Longform

Actions

Cleveland barber changes his life from homeless crack addict to inspire thousands

Posted
and last updated

November 1 is an unforgettable day for one Cleveland man. It marks 14 years sober for Waverly Willis. 

The barber they call “Wave” is an inspiration to so many in our city, but it wasn’t always this way.

Waverly grew up in East Cleveland — a single mom, a good family. 

He was a football star at Shaw High School, received a scholarship to play at Kent State.

“Well, I majored in women, drugs and alcohol and that was the reason I flunked out of college,” Waverly said. 

That is what would begin Wave’s downward spiral — into the dark, into depths most people will never, ever encounter in their lifetimes.

He slept on the streets, ate out of dumpsters. For fifteen years, Waverly chased a high. 

 

But even in those dark days, he knew he still wanted to accomplish his true passion — being a barber.

You see, Waverly picked up the clippers as a young child, when he realized his mom was doing a terrible job. So he practiced and then practiced some more. 

The clippers that Waverly kept through his darkest times.

“After losing everything — home, relationships, all of that — the only items that I never sold were my clippers,” Waverly said.

He would use those as his sales pitch, plugging into outlets in bathrooms at bus stations. He would take the $2 or $3 he made from a beard trim to buy his next piece of crack. 

And if he couldn’t buy the drugs, he would steal them.
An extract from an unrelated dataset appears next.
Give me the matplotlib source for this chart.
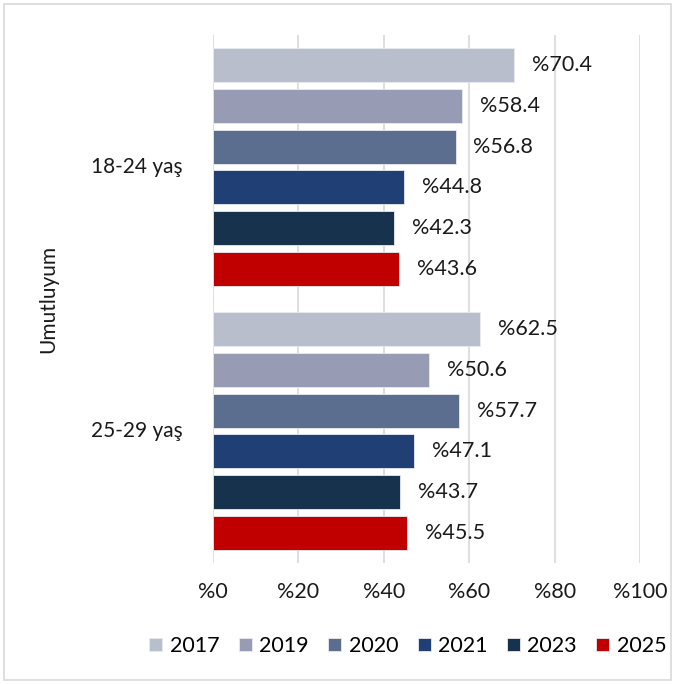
import numpy as np
import matplotlib
matplotlib.use("Agg")
import matplotlib.pyplot as plt
from matplotlib.patches import Rectangle

plt.rcParams['font.family'] = ['Lato', 'DejaVu Sans']

# data
groups = ["18-24 yaş", "25-29 yaş"]
years = ["2017", "2019", "2020", "2021", "2023", "2025"]
values = {
    "2017": [70.4, 62.5],
    "2019": [58.4, 50.6],
    "2020": [56.8, 57.7],
    "2021": [44.8, 47.1],
    "2023": [42.3, 43.7],
    "2025": [43.6, 45.5],
}
colors = ["#B8BECC", "#979BB3", "#5B6E8F", "#1F3F75", "#17324D", "#C00000"]
xticks = [0, 20, 40, 60, 80, 100]
group_title = "Umutluyum"

fig = plt.figure(figsize=(6.75, 6.84), dpi=100)
# axes: x 213..640 px, y 35..563 px
W, H = 675, 684
ax = fig.add_axes([213 / W, 1 - 563 / H, (640 - 213) / W, (563 - 35) / H])

pitch = 40.8 / 264
height = 34 / 264
y0 = np.arange(len(groups))
for i, yr in enumerate(years):
    ypos = y0 - 2.5 * pitch + i * pitch
    bars = ax.barh(ypos, values[yr], height=height, color=colors[i],
                   edgecolor="#E8EAF0", linewidth=0.6, label=yr, zorder=3)
    for b, v in zip(bars, values[yr]):
        ax.text(v + 4.2, b.get_y() + b.get_height() / 2, "%" + f"{v:.1f}",
                va="center", ha="left", fontsize=15.5, color="#1a1a1a")

ax.set_xlim(0, 100)
ax.set_ylim(len(groups) - 0.5, -0.5)
ax.set_xticks(xticks)
ax.set_xticklabels(["%" + str(t) for t in xticks], fontsize=15.5, color="#1a1a1a")
ax.tick_params(axis="x", length=0, pad=14)
ax.set_yticks([])
ax.grid(axis="x", color="#D9D9D9", linewidth=1.2, zorder=0)
for s in ax.spines.values():
    s.set_visible(False)

# group labels
for g, yy in zip(groups, y0):
    ax.text(-0.072, yy, g, transform=ax.get_yaxis_transform(), ha="right",
            va="center", fontsize=15, color="#1a1a1a")
ax.text(-0.385, 0.5, group_title, transform=ax.transAxes, rotation=90,
        ha="center", va="center", fontsize=15, color="#1a1a1a")

leg = fig.legend(loc="center", bbox_to_anchor=(408 / W, 1 - 646 / H), ncol=6,
                 frameon=False, fontsize=15.5, handlelength=0.6, handleheight=0.6,
                 handletextpad=0.35, columnspacing=0.9)

fig.patches.append(Rectangle((4 / W, 4 / H), 1 - 8 / W, 1 - 8 / H,
                             transform=fig.transFigure, fill=False,
                             edgecolor="#D9D9D9", linewidth=1.2))

fig.savefig("out.png", dpi=100)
“I would ambush the young guys, beat them up, take their drugs from them,” Waverly said. 

That’s what happened the night Wave got high in a woman’s apartment in the Morris Black housing projects. 

“And she said, I don’t know what the hell you did, but it’s like three carloads of people riding around here with pistols, shotguns and they described you. And they’re about to kill you,” Waverly remembered. 

 

That day, that threat of imminent death, that was Wave’s turning point.

He called a friend who stopped at the complex just long enough for Waverly to jump in, and was taken to Y-Haven, an addiction and treatment facility for homeless men.

He was turned away at first because he reeked so bad. So he went and got high — one last time. 

But he came back the next day and was allowed inside.

“I ran a bath with the hottest water I could take,” Waverly said, with tears running down his face. “And I made a promise that day. 11/1/04. That I would spend the rest of my days trying to help God’s people to the best of my ability.”

And for the last 14 years, Waverly has paid his penance, those same clippers he never let go helping him along the way. His chair is his ministry, his barbershop is his sanctuary. 

 

He owns two barbershops in Cleveland, Urban Kutz on Detroit Ave. and another location on Pearl Rd. 

He gives free haircuts to the homeless, free haircuts to children heading back to school whose parents can’t afford it. He started a trend of doing blood pressure checks at his barbershops so that his clients would know their health hazards. 

Waverly Willis was once a man who lost everything. Now, it seems he has everything to give.